About the Organizations and History in The Emerald Tablet
Alexander the Great did cross what was then called the Libyan Desert after spending many months around Cairo and the Nile delta region. Historical writings state why, but there are still questions as to the reason he felt he needed to make the long, perilous journey hundreds of miles across treacherous deserts to the Oracle of Amun-Re--and then back to Cairo. He could have gotten the answers he sought from any number of oracles around Cairo.
Cambyses II did lose an army of 50,000 in the Sahara Desert trying to destroy the temple of the Oracle of Amun-Re, as Pliny wrote. The sudden sandstorm that wiped out the army is blamed on an unclean hand touching a sacred stone in the temple of the Oracle.
Much ancient knowledge has been lost over the millennia, either by accident, intention, or ignorance. No one knows what knowledge has been lost or forgotten. Schools do not teach the same curriculum that was once taught, old knowledge gets supplanted by new, and new discoveries change our knowledge of the world around us.
Alexander reportedly burned most of the Library of Babylonia down in a drunken stupor. The Great Library at Alexandria was accidentally burned down by Julius Cesar in 48 BCE when he set fire to his ships in Alexandria harbor. A “daughter” library held copies of most documents destroyed, and many were replaced. The Great Library was sacked by the Arabs after Egypt was conquered by the army of Amr ibn al 'Aas around 642 CE. That army reportedly built cooking and heating fires from the papyrus books and scrolls from the library for a period of six months or more. There is no telling what knowledge was lost to mankind through those acts of accidents and ignorance.

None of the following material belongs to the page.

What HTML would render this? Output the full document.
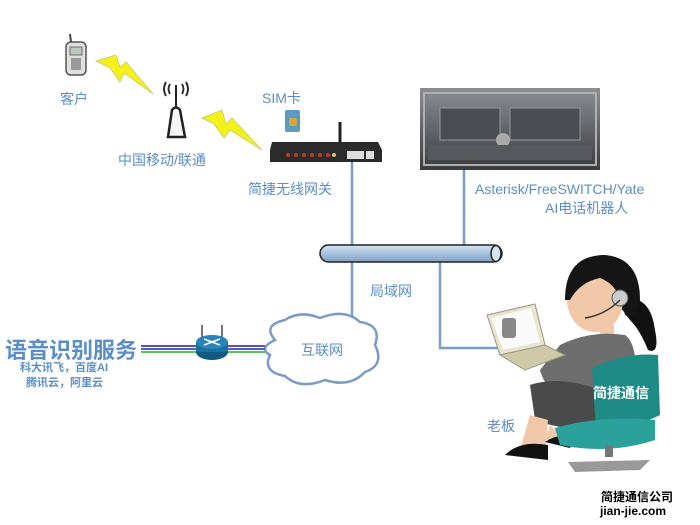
<!DOCTYPE html>
<html><head><meta charset="utf-8"><style>
html,body{margin:0;padding:0;background:#fff;}
svg{display:block;}
text{font-family:"Liberation Sans","Noto Sans CJK SC",sans-serif;}
</style></head><body>
<svg width="700" height="525" viewBox="0 0 700 525" xmlns="http://www.w3.org/2000/svg">
<defs>
<linearGradient id="pipe" x1="0" y1="0" x2="0" y2="1"><stop offset="0" stop-color="#d6e4f2"/><stop offset="0.5" stop-color="#a9c3de"/><stop offset="1" stop-color="#7f9fc3"/></linearGradient>
<linearGradient id="srv" x1="0" y1="0" x2="0" y2="1"><stop offset="0" stop-color="#8a8d92"/><stop offset="1" stop-color="#3a3c40"/></linearGradient>
</defs>
<rect x="66" y="42" width="20" height="33" rx="5" fill="#e0e0e0" stroke="#555" stroke-width="1.5"/>
<rect x="70" y="47" width="12" height="8" fill="#bcc8b8" stroke="#555" stroke-width="0.8"/>
<rect x="71" y="58" width="10" height="12" fill="#999"/>
<line x1="71" y1="42" x2="70" y2="34" stroke="#444" stroke-width="2"/>
<text x="60" y="104" font-size="14" fill="#5b8ec9">客户</text>
<polygon points="96,61 116,55 120,67 126,62 153,94 124,73 120,82 110,68" fill="#f4f01a" stroke="#c8c870" stroke-width="0.8"/>
<path d="M168,137 L172,110 Q176,105 180,110 L185,137 Z" fill="#f5f5f5" stroke="#222" stroke-width="2.5"/>
<line x1="176" y1="107" x2="176" y2="85" stroke="#222" stroke-width="2"/>
<path d="M166,82 Q162,89 166,96 M186,82 Q190,89 186,96 M170,84 Q167,89 170,94 M182,84 Q185,89 182,94" stroke="#222" stroke-width="1.8" fill="none"/>
<text x="118" y="165" font-size="14" fill="#5b8ec9">中国移动/联通</text>
<polygon points="202,118 222,110 226,124 232,118 262,150 230,130 224,138 214,124" fill="#f4f01a" stroke="#c8c870" stroke-width="0.8"/>
<text x="262" y="103" font-size="14" fill="#5b8ec9">SIM卡</text>
<rect x="285" y="110" width="15" height="22" rx="2" fill="#5a9bbf"/>
<rect x="289" y="118" width="8" height="8" rx="2" fill="#d5a640"/>
<line x1="340" y1="122" x2="340" y2="142" stroke="#222" stroke-width="3"/>
<path d="M272,142 L378,142 L382,150 L382,162 L270,162 L270,150 Z" fill="#2b2b2b"/>
<g fill="#c0392b"><circle cx="288" cy="155" r="2"/><circle cx="296" cy="155" r="2"/><circle cx="304" cy="155" r="2"/><circle cx="312" cy="155" r="2"/><circle cx="320" cy="155" r="2"/><circle cx="328" cy="155" r="2"/></g>
<circle cx="334" cy="155" r="2" fill="#d8c070"/>
<rect x="347" y="151" width="17" height="8" fill="#ddd"/><rect x="366" y="151" width="8" height="8" fill="#ddd"/>
<text x="248" y="194" font-size="14" fill="#5b8ec9">简捷无线网关</text>
<rect x="420" y="88" width="180" height="82" fill="url(#srv)"/>
<rect x="424" y="93" width="172" height="72" fill="none" stroke="#b0b0b0" stroke-width="2"/>
<rect x="440" y="108" width="60" height="32" fill="#4a4d52" stroke="#999"/>
<rect x="510" y="108" width="70" height="32" fill="#4a4d52" stroke="#999"/>
<circle cx="503" cy="140" r="7" fill="#aaa"/>
<rect x="428" y="145" width="164" height="15" fill="#55585c"/>
<text x="475" y="194" font-size="14" fill="#5b8ec9">Asterisk/FreeSWITCH/Yate</text>
<text x="545" y="213" font-size="14" fill="#5b8ec9">AI电话机器人</text>
<g stroke="#7a9cc6" stroke-width="2.5" fill="none">
<line x1="352" y1="162" x2="352" y2="246"/>
<line x1="464" y1="170" x2="464" y2="246"/>
<line x1="352" y1="262" x2="352" y2="322"/>
<polyline points="440,262 440,348 512,348"/>
</g>
<rect x="320" y="245" width="182" height="17" rx="8.5" fill="url(#pipe)" stroke="#222" stroke-width="1.5"/>
<ellipse cx="496" cy="253.5" rx="5" ry="8" fill="#d6e4f2" stroke="#222" stroke-width="1.5"/>
<text x="370" y="296" font-size="14" fill="#5b8ec9">局域网</text>
<path d="M275,340 Q262,325 285,320 Q300,310 320,318 Q345,308 360,322 Q382,325 375,345 Q385,365 365,372 Q350,388 325,380 Q300,390 285,376 Q262,372 270,355 Q258,348 275,340 Z" fill="#fff" stroke="#7a9cc6" stroke-width="2.5"/>
<text x="301" y="355" font-size="14" fill="#5b8ec9">互联网</text>
<line x1="141" y1="346" x2="265" y2="346" stroke="#6a4cb0" stroke-width="2"/>
<line x1="141" y1="349" x2="265" y2="349" stroke="#3a6ac0" stroke-width="2"/>
<line x1="141" y1="352" x2="265" y2="352" stroke="#5cc060" stroke-width="2"/>
<line x1="202" y1="325" x2="202" y2="340" stroke="#444" stroke-width="1.5"/>
<line x1="222" y1="325" x2="222" y2="340" stroke="#444" stroke-width="1.5"/>
<ellipse cx="212" cy="352" rx="16" ry="8" fill="#0f5a85"/>
<rect x="196" y="342" width="32" height="10" fill="#1a6fa0"/>
<ellipse cx="212" cy="342" rx="16" ry="7" fill="#2b84b8"/>
<path d="M204,339 L220,345 M220,339 L204,345" stroke="#fff" stroke-width="1.5"/>
<text x="5" y="358" font-size="22" font-weight="bold" fill="#5b8ec9">语音识别服务</text>
<text x="20" y="371" font-size="11" font-weight="bold" fill="#5b8ec9">科大讯飞，百度AI</text>
<text x="26" y="386" font-size="11" font-weight="bold" fill="#5b8ec9">腾讯云，阿里云</text>
<path d="M615,300 Q650,290 655,330 Q660,355 648,350 Q640,330 630,320 Z" fill="#111"/>
<ellipse cx="595" cy="300" rx="28" ry="32" fill="#f2c9a8"/>
<path d="M565,300 Q565,255 605,255 Q640,258 640,300 Q635,320 625,315 Q620,285 600,278 Q580,282 570,300 Z" fill="#151515"/>
<circle cx="620" cy="298" r="8" fill="#ccc" stroke="#555"/>
<path d="M620,300 Q605,315 585,318" stroke="#333" stroke-width="1.5" fill="none"/>
<rect x="600" y="325" width="14" height="15" fill="#f2c9a8"/>
<path d="M560,345 Q590,330 625,335 Q640,345 635,400 L570,405 Q545,390 540,370 Z" fill="#6e6e6e"/>
<path d="M530,385 Q560,375 600,390 L600,430 Q560,430 535,420 Z" fill="#4a4a4a"/>
<path d="M530,415 L520,450 L545,455 L548,420 Z" fill="#f2c9a8"/>
<path d="M505,455 Q520,440 548,445 L548,460 Z" fill="#111"/>
<path d="M550,425 L545,440 L570,442 Z" fill="#f2c9a8"/>
<path d="M545,442 Q560,432 575,438 L570,448 Z" fill="#111"/>
<polygon points="487,315 535,304 545,345 500,355" fill="#e9e4cc" stroke="#9a9680"/>
<polygon points="491,318 531,308 540,342 503,350" fill="#fafafa"/>
<rect x="502" y="318" width="14" height="20" rx="3" fill="#888"/>
<polygon points="500,355 545,345 565,355 525,370" fill="#cfc9a8" stroke="#9a9680"/>
<path d="M592,368 Q625,352 658,355 L660,415 Q630,430 596,432 Z" fill="#1e8b86"/>
<text x="593" y="398" font-size="14" font-weight="bold" fill="#fff">简捷通信</text>
<path d="M555,428 Q600,415 655,420 L655,440 Q610,455 560,445 Z" fill="#2aa19a"/>
<rect x="605" y="445" width="8" height="12" fill="#777"/>
<path d="M568,462 L650,460 L640,470 L575,472 Z" fill="#999"/>
<text x="487" y="431" font-size="14" fill="#5b8ec9">老板</text>
<text x="601" y="501" font-size="12" font-weight="bold" fill="#000">简捷通信公司</text>
<text x="600" y="515" font-size="12" font-weight="bold" fill="#000">jian-jie.com</text>
</svg>
</body></html>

Theodosius I brought about the destruction of many so-called pagan temples and their libraries, and made Nicene Christianity the official state church of the Roman Empire. For those unaware, the First Council of Nicaea convened in 325 CE in Nicaea, Bithynia (present-day Iznik, Turkey). This was a council of Christian bishops who laid down what was to be taught by the church—and what was not to be taught. This Nicene Council settled the so-called “Trinitarian” issue of the nature of The Father, The Son and The Holy Spirit; the construction of the first part of the Creed of Nicaea (Nicene Creed); the calculation of the date of Easter; and development of early church law (canon law). Note that all of this was done by humans with a particular agenda.

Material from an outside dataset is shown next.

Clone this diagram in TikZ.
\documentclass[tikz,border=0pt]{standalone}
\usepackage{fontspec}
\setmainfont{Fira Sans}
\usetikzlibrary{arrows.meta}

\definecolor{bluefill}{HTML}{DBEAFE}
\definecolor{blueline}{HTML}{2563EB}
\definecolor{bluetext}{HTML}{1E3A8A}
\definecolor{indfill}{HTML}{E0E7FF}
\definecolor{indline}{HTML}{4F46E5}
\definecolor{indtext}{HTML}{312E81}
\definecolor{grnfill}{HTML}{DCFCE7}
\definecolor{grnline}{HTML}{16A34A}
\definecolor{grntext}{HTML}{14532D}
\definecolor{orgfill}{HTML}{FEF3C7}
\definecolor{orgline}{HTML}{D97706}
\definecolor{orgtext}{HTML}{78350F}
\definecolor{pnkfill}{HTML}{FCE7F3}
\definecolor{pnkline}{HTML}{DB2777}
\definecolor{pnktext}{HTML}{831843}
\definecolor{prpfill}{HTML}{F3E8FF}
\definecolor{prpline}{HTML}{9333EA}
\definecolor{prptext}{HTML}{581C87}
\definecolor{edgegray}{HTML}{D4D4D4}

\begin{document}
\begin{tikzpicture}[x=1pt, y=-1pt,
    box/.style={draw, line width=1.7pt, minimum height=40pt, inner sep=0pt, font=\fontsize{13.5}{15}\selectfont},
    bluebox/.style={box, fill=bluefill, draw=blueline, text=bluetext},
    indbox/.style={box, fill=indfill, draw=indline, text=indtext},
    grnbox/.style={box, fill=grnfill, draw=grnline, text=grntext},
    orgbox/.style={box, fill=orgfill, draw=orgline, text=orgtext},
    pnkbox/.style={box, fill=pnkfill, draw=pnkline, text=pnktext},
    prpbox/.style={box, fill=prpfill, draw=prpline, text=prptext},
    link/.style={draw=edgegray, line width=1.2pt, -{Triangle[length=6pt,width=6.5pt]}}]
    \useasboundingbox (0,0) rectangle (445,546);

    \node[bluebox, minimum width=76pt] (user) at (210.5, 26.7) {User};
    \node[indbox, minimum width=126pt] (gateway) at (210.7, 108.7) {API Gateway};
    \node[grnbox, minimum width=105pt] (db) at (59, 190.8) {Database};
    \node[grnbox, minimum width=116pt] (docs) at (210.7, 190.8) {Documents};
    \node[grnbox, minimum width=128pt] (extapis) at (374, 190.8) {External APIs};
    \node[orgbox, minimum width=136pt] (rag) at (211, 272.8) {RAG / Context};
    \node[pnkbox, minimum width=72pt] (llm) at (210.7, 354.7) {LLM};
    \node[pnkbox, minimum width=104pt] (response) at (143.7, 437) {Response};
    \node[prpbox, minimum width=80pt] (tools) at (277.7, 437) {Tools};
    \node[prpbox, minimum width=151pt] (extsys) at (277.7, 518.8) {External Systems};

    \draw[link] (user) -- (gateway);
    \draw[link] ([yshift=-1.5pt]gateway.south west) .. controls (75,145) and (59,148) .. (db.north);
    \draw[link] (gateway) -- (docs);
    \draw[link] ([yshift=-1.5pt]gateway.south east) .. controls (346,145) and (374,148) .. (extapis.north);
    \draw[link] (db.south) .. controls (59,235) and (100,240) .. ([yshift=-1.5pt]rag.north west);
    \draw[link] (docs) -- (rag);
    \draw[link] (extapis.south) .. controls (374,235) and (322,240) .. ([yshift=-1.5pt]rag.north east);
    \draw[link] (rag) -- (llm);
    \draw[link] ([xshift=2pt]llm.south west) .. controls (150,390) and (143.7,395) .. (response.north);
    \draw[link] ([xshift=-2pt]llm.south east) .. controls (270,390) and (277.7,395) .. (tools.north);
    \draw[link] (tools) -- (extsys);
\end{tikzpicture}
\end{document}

If you want to learn more about the Emerald Tablet, there is information on the Internet about it. That knowledge is incomplete, and colored by perception—both ancient and new.
If you want to learn more about the Nag Hammadi Library, again, perform a search on the Internet for sources.
If you want to learn more about the gospels that are not part of the canonized version of the bible, search on the Internet for sources.
Many of the organizations that play a role in this book are real—and mainly used fictitiously. The Council of Ten in Venice, Italy was created in 1310 and remained in power in that powerful, wealthy city-state until almost 1800. Or, are they still in existence today, wielding power behind the scenes and making hundreds of billions of Dollars, Euros, Yen and Yuan (Ren Ming Bi, or RMB) as financial and other markets are manipulated?
Remember to take what is found on the Internet—for that matter, from all knowledge sources—with a grain of salt. Know that the meaning of words have changed over decades, centuries, millennia—the meaning of what you read in today’s word usage is very likely much different than what the words meant and how they were used in centuries and millennia past. What was once “common knowledge” is no longer such. The “winners” write history and many times it is to please those placed in power.
Know, too, that every person who has not conquered their ego filters the world through the colored prisms of their learning, experience, and ego. I would not recommend blindly following what any one source, or many sources for that matter, state (since they may have been resources for each other), but to ponder carefully the information you find and put it in the context (as much as possible) of the times in which they were written.